There are many scarcities in Cuba. Food and medicine are rationed. On average, people earn between $15 and $35 per month. The JDC, B’nai Brith, and the Jewish Federations of Argentina and Mexico started sending food, medications, and containers for each Jewish holiday with festive food and wine. At the Patronato, Jewish physicians donate their time and skills to anyone who needs them, and dispense medications for free. This is their main tikkun olam, repair the world, project. This outreach teaches other Cubans about Jews, and fosters goodwill between the community and the rest of the population.
Last year, the Maccabiah and Taglit Birthright came to Cuba. For the first time a Cuban team competed in the Maccabiah games in Israel, winning five medals. The first class of Jewish college students visited Israel with Birthright.

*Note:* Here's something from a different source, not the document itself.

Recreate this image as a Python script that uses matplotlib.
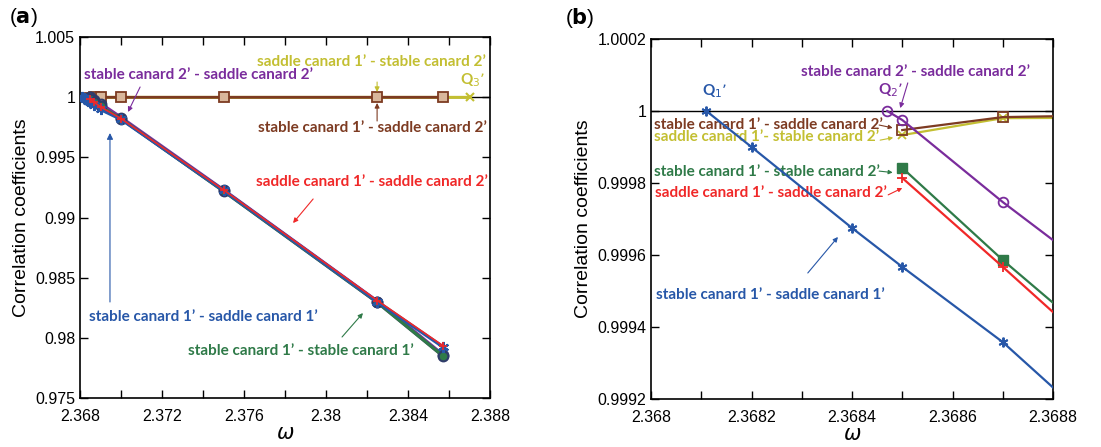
import numpy as np
import matplotlib
matplotlib.use("Agg")
import matplotlib.pyplot as plt

# ---- data ----
# stable canard 1' - saddle canard 1'
w_blue = [2.36811, 2.3682, 2.3684, 2.3685, 2.3687, 2.369, 2.370, 2.375, 2.3825, 2.3857]
c_blue = [1.00000, 0.99990, 0.999675, 0.999567, 0.999358, 0.99898, 0.99816, 0.99225, 0.98300, 0.97925]
# stable canard 2' - saddle canard 2'
w_purple = [2.36847, 2.3685, 2.3687, 2.369, 2.370, 2.375, 2.3825, 2.3857]
c_purple = [1.00000, 0.999975, 0.999747, 0.99943, 0.99827, 0.99225, 0.98300, 0.97855]
# stable canard 1' - stable canard 2'
w_green = [2.3685, 2.3687, 2.369, 2.370, 2.375, 2.3825, 2.3857]
c_green = [0.999842, 0.999586, 0.99923, 0.99820, 0.99220, 0.98295, 0.97850]
# saddle canard 1' - saddle canard 2'
w_red = [2.3685, 2.3687, 2.369, 2.370, 2.375, 2.3825, 2.3857]
c_red = [0.999814, 0.999567, 0.99919, 0.99822, 0.99230, 0.98310, 0.97935]
# stable canard 1' - saddle canard 2'
w_brown = [2.3685, 2.3687, 2.369, 2.370, 2.375, 2.3825, 2.3857]
c_brown = [0.999947, 0.999983, 0.99999, 0.99999, 0.99999, 0.99999, 0.99999]
# saddle canard 1' - stable canard 2'
w_yellow = [2.3685, 2.3687, 2.369, 2.370, 2.375, 2.3825, 2.3857, 2.387]
c_yellow = [0.999933, 0.99998, 0.999982, 0.999983, 0.999983, 0.999983, 0.999983, 0.999983]

BLUE = "#2757a8"
PURPLE = "#7a2c9c"
GREEN = "#2f7a48"
RED = "#f02828"
BROWN = "#7d3b22"
YELLOW = "#c3bf32"

plt.rcParams["font.family"] = ["Liberation Sans", "DejaVu Sans"]
LBL = dict(family=["Lato", "DejaVu Sans"], weight="bold", fontsize=11)


def arrow(ax, start, end, color, ms=7):
    ax.annotate("", xy=end, xytext=start,
                arrowprops=dict(arrowstyle="-|>", color=color, lw=0.8, mutation_scale=ms,
                                shrinkA=0, shrinkB=0))


fig = plt.figure(figsize=(11.01, 4.47), dpi=100)
axa = fig.add_axes([0.0727, 0.1096, 0.3724, 0.8076])
axb = fig.add_axes([0.5913, 0.1074, 0.3651, 0.8054])

ast = (6, 2, 0)

# ---------------- panel (a) ----------------
axa.axhline(1.0, color="black", lw=1.0, zorder=1)
axa.plot(w_yellow, c_yellow, color=YELLOW, lw=2.2, marker="x", ms=6, mew=1.5, zorder=2)
axa.plot(w_brown, c_brown, color=BROWN, lw=2.0, marker="s", ms=7, mfc="#d9b79b", mec=BROWN, mew=1.3, zorder=3)
axa.plot(w_purple, c_purple, color=PURPLE, lw=3.0, marker="o", ms=7, mfc="none", mec="#2f3b6a", mew=1.5, zorder=3)
axa.plot(w_green, c_green, color=GREEN, lw=2.4, marker="o", ms=7, mfc=GREEN, mec="#2f3b6a", mew=1.5, zorder=4)
axa.plot(w_blue, c_blue, color=BLUE, lw=2.4, marker=ast, ms=8, mew=1.6, zorder=5)
axa.plot(w_red, c_red, color=RED, lw=1.2, marker="+", ms=6, mew=1.2, zorder=6)

axa.set_xlim(2.368, 2.388)
axa.set_ylim(0.975, 1.005)
axa.set_xticks(np.arange(2.368, 2.3881, 0.002), minor=True)
axa.set_xticks([2.368, 2.372, 2.376, 2.38, 2.384, 2.388])
axa.set_xticklabels(["2.368", "2.372", "2.376", "2.38", "2.384", "2.388"])
axa.set_yticks([0.975, 0.98, 0.985, 0.99, 0.995, 1.0, 1.005])
axa.set_yticklabels(["0.975", "0.98", "0.985", "0.99", "0.995", "1", "1.005"])

# annotations panel (a)
axa.text(2.38220, 1.00292, "saddle canard 1’ - stable canard 2’", color=YELLOW, ha="center", va="center", **LBL)
arrow(axa, (2.38249, 1.00126), (2.38249, 1.00043), YELLOW)
axa.text(2.38717, 1.00143, "Q$_3$’", color=YELLOW, ha="center", va="center", **LBL)
axa.text(2.37380, 1.00184, "stable canard 2’ - saddle canard 2’", color=PURPLE, ha="center", va="center", **LBL)
arrow(axa, (2.37093, 1.000845), (2.37034, 0.99877), PURPLE)
axa.text(2.38224, 0.99744, "stable canard 1’ - saddle canard 2’", color=BROWN, ha="center", va="center", **LBL)
arrow(axa, (2.38249, 0.99802), (2.38249, 0.99952), BROWN)
axa.text(2.38224, 0.99295, "saddle canard 1’ - saddle canard 2’", color=RED, ha="center", va="center", **LBL)
arrow(axa, (2.37937, 0.99154), (2.37839, 0.98954), RED)
axa.text(2.37400, 0.98173, "stable canard 1’ - saddle canard 1’", color=BLUE, ha="center", va="center", **LBL)
arrow(axa, (2.36946, 0.98298), (2.36946, 0.99702), BLUE, ms=9)
axa.text(2.37878, 0.97890, "stable canard 1’ - stable canard 1’", color=GREEN, ha="center", va="center", **LBL)
arrow(axa, (2.38078, 0.98007), (2.38180, 0.98206), GREEN)

# ---------------- panel (b) ----------------
axb.axhline(1.0, color="black", lw=1.0, zorder=1)
axb.plot(w_yellow, c_yellow, color=YELLOW, lw=1.6, marker="x", ms=6, mew=1.3, zorder=2)
axb.plot(w_brown, c_brown, color=BROWN, lw=1.6, marker="s", ms=7, mfc="none", mec=BROWN, mew=1.3, zorder=3)
axb.plot(w_green, c_green, color=GREEN, lw=1.6, marker="s", ms=7, mfc=GREEN, mec=GREEN, zorder=3)
axb.plot(w_red, c_red, color=RED, lw=1.6, marker="+", ms=7, mew=1.3, zorder=3)
axb.plot(w_blue, c_blue, color=BLUE, lw=1.6, marker=ast, ms=7, mew=1.4, zorder=4)
axb.plot(w_purple, c_purple, color=PURPLE, lw=1.6, marker="o", ms=7, mfc="none", mec=PURPLE, mew=1.3, zorder=4)

axb.set_xlim(2.368, 2.3688)
axb.set_ylim(0.9992, 1.0002)
axb.set_xticks(np.arange(2.368, 2.36881, 0.0001), minor=True)
axb.set_xticks([2.368, 2.3682, 2.3684, 2.3686, 2.3688])
axb.set_xticklabels(["2.368", "2.3682", "2.3684", "2.3686", "2.3688"])
axb.set_yticks([0.9992, 0.9994, 0.9996, 0.9998, 1.0, 1.0002])
axb.set_yticklabels(["0.9992", "0.9994", "0.9996", "0.9998", "1", "1.0002"])

axb.text(2.368527, 1.000108, "stable canard 2’ - saddle canard 2’", color=PURPLE, ha="center", va="center", **LBL)
axb.text(2.368476, 1.000058, "Q$_2$’", color=PURPLE, ha="center", va="center", **LBL)
arrow(axb, (2.368511, 1.000078), (2.368496, 1.000008), PURPLE)
axb.text(2.368127, 1.000056, "Q$_1$’", color=BLUE, ha="center", va="center", **LBL)
axb.text(2.368006, 0.999961, "stable canard 1’ - saddle canard 2’", color=BROWN, ha="left", va="center", **LBL)
arrow(axb, (2.368454, 0.999961), (2.368481, 0.999953), BROWN, ms=6)
axb.text(2.368006, 0.999928, "saddle canard 1’- stable canard 2’", color=YELLOW, ha="left", va="center", **LBL)
arrow(axb, (2.368456, 0.999919), (2.368482, 0.999926), YELLOW, ms=6)
axb.text(2.368006, 0.999831, "stable canard 1’ - stable canard 2’", color=GREEN, ha="left", va="center", **LBL)
arrow(axb, (2.368454, 0.999833), (2.368481, 0.999829), GREEN, ms=6)
axb.text(2.368008, 0.999772, "saddle canard 1’ - saddle canard 2’", color=RED, ha="left", va="center", **LBL)
arrow(axb, (2.368472, 0.999767), (2.368500, 0.999786), RED, ms=6)
axb.text(2.368237, 0.999489, "stable canard 1’ - saddle canard 1’", color=BLUE, ha="center", va="center", **LBL)
arrow(axb, (2.368312, 0.999550), (2.368372, 0.999650), BLUE)

for ax in (axa, axb):
    ax.tick_params(which="both", direction="in", top=True, right=True, labelsize=11.5)
    ax.tick_params(which="major", length=6, width=1)
    ax.tick_params(which="minor", length=6, width=1)
    ax.tick_params(axis="x", which="major", pad=8)
    for s in ax.spines.values():
        s.set_linewidth(1.2)
    ax.set_xlabel(r"$\omega$", fontsize=15, labelpad=0)
    ax.set_ylabel("Correlation coefficients", fontsize=14, labelpad=4)

fig.text(0.008, 0.96, r"($\mathbf{a}$)", fontsize=15, va="center")
fig.text(0.513, 0.96, r"($\mathbf{b}$)", fontsize=15, va="center")

fig.savefig("out.png", dpi=100)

The young Jews of Cuba have a Jewish future, although it may not be in Cuba. Most of them are strong Zionists, and many are electing to live in Israel. The Cuban government, as an exception to its laws against emigration, permits aliya to Israel. The older members of the community are the ones who kept the embers of Judaism alive during the dark years of Soviet influence. The seniors of the community cannot leave Cuba and start over. They are unable replace their homes and health care elsewhere. Our assistance makes it possible for their children to relocate to Israel whilst knowing that their parents will not lack for food and medicine. They did not choose to be born in communist Cuba. Those who bear animus toward the Cuban government should not penalize these Cuban Jews. As it says in the Talmud, “Kol Israel arevim ze la ze,” (Shavuot 39a) or “all of Israel are responsible for each other.” It is incumbent upon us to help them.
I spoke with one older man about the Jewish future in Cuba. He said he does not think about the future, and is focused on today. While some young people have been making aliyah, he has devoted his heart and soul to rebuilding his Jewish-self and Cuba’s Jewish community since 1990. He said that the Jewish voice is a special voice with a different message. It needs to be heard in the world, it needs to be heard in Cuba, and therefore that is where he will remain.